Monday, February 4, 2013

Hold the Superbowl, pass the nachos.


I had an awesome time with the people from Center City Church last night. I am honored to call you my church family.

Also, those were the best nachos I have ever had. I literally dreamed of their superior tastiness.

Now here are my thoughts on my first official Superbowl:
Disapproving turtle disapproves. 

I tried to watch the game for a full five minutes. I tried to be interested. I dare say that I gave it the old college try, but I dropped out of that too, so there's that. The game itself is full of confusion and pausing. I have concluded that I am not a fan, but I do so adore watching grown people get weird about something. That was a hoot. (Get excited about something, friends, even if it's a lame sport.)
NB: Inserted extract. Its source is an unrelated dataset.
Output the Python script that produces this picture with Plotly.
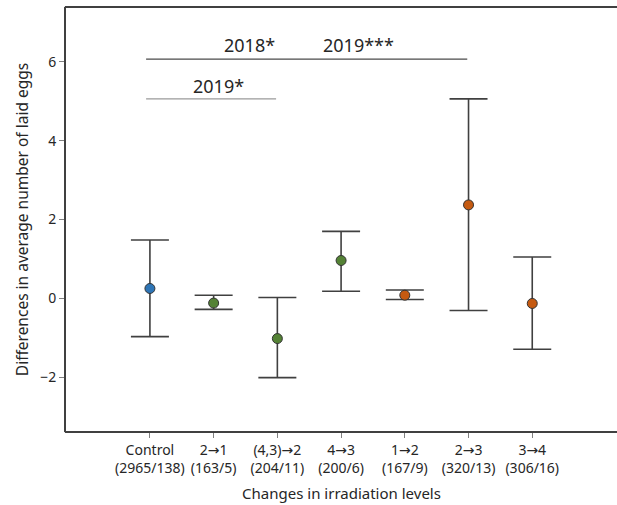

My next qualm were they righteously inappropriate ads that broke up an already broken game. For the love of Susan B. Anthony! Tell me how the food taste, don't give me a crotch shot of some near naked dame eatin' a burger. Jeepers. Almost every ad was full of hyper sexual images and complete degradation of women. If sex sells, friends, I am no longer buying. I know how the word "feminist" strikes fear into the hearts of most of my friends (and probably even my husband), but feminism is needed until ads like that no longer exist. I am ashamed of what is allowed on air and appalled that my children have to grow up in a world where women are portrayed as replaceable commodities. I could go into a full feminist tirade here, but I will spare you all, because I like you. Just know: I am not buying it, Mr. Media.

And then there was the half time show. I like my entertainment to mean something; I like it to matter. I don't hide the fact that I don't get Beyonce or her music. She can sing, yes, but so can Susan Boyle. Friends, last night's "show," that was not talent. That's jiggly bits in a bustier. Expect more from your favorite artist than just sweating shaking. Make better entertainment choices, friends.

I enjoyed the fellowship and laughs with my  dear friends and the food was plentiful and most delicious. However, if the actual Superbowl (game/ads/halftime) is considered an American pastime - I will cheerfully pass time elsewhere. Like in the other room, eating nachos and chatting with awesome people.

Thursday, January 3, 2013

The Fernando Ritardando Method.

Fernando Ritardando is my Furby. I came up with this jargon, but I named it after him. (No, a Furby will not life coach you.)

First, Mr. Ritardando and I would like to say: Happy New Year. Or Noo-loo New Year, if you are down with Furbish.

Anyway, this is The Frenando Ritardando Method for a happier year:
Pray more.
Post less.
Be kind.
Read more.
Turn off the news.
Hug more. Or as Fernando would say, "May-lah koh-koh.)
Turn off phone while with people.
Feel fancy.
Pray Psalms over my children.
Pray Proverbs for my husband.
Share good news - Not stories that made you mad.
Forgive.
Finish a puzzle.
Sing.
Sew more.
Listen to more Aquabats, Five Iron Frenzy, and Fun.
Make choices to help others.
Be thankful.
Be thankful you're not "Keeping Up" with any reality star. (Don't make fun of your friends that do.)
Go outside more. Get dirty.
Take longer baths.
Practice patience.
Dance.
Make someone wonder.
Have hope even when it doesn't make sense.
Be a comforting spirit to be around.
Fix it rather than fuss about it.
Do what you were told. Don't worry what the other jerks are doing.
And whenever you want to post your opinion about politics - Talk to a Furby instead.

13 is going to be delicious, my genius noo-lahs.